The in-situ stress state in a rock mass is widely recognized as being of major importance in unconventional field. The inherent variation of stress distribution associated with geological environments is widely recognized as being a key factor in an unconventional field; hence, the need to understand from the basin-scale phase is critical. The three main ingredients needed to formulate a model for the mechanics of the porous sediments, are the concepts of bulk stress, pore pressure and compaction. Most available rock-stress-based numerical engines uses default laboratory properties for the set of lithology's in their library. However, understanding the mechanical properties of the lithologies and applying such to the model makes the result more representative of the local geology.

This paper is an update on the previously published model (Mohamed et al., 2015), exploring the impact of rock stress and external geomechanical boundary (otherwise known as tectonic stress) on pore pressure development and rock failure.
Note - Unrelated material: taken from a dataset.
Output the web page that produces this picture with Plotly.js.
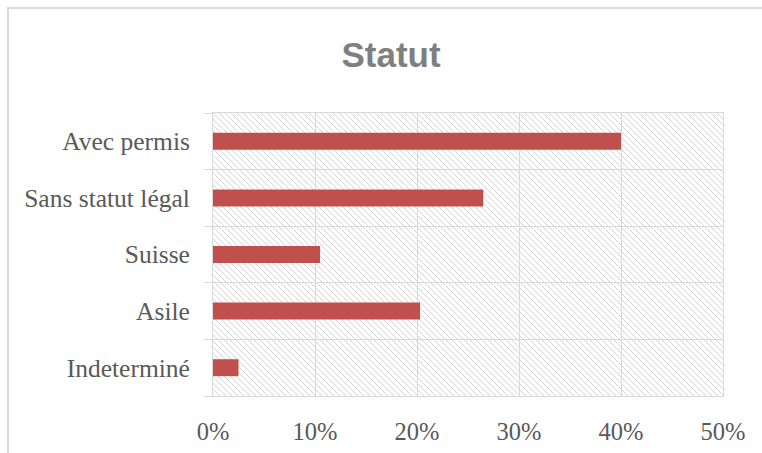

Middle Cretaceous formation (layer of interest ~ 150 m) was sub-divided into seven layers based on mechanical log signatures. Athy's law, formulated with effective stress combined with 3-D rock stress based on poro-elasticity, was used in the forward modeling simulator to improve the pore pressure prediction. Depositional events such as erosion and hiatus periods were also taken into account during simulation. The development of porosity, pore pressure, temperature, stress and related rock failure through time were simulated and calibrated to measured data. The main geomechanical properties, such as Young's Modulus, Poisson ratio, cohesion and friction angle depend on lithology and porosity. Appropriate relationship were established and ultimately used to calibrate the first–pass rock properties prediction from the numerical engine. Model porosity is dependent on burial depth, weight of the overburden sediment columns, and lithology properties. The mean stress was ultimately considered in deriving pore pressure results.

Results reveal a dynamic representation of the three principal effective and total stresses within the studied formations. The maximum stress shows a NE-SW trend in the synclinal area and N-S trend on the anticlinal structures, the medium stress shows N-S trend on the synclinal structure with an E-W and NW-SE trend on Well A and Pseudo-well A wells respectively. The minimum stress reveals a NW-SE direction on the synclinal area and N-S trend on both flanks. The model also shows an improved pore pressure result ranging from 26.97 – 42.50 MPa (with 28.46 MPa average values within layers of interest) revealing ~ 1450 psi (10 MPa) difference when compared to the previous model where rock stress modeling was not performed.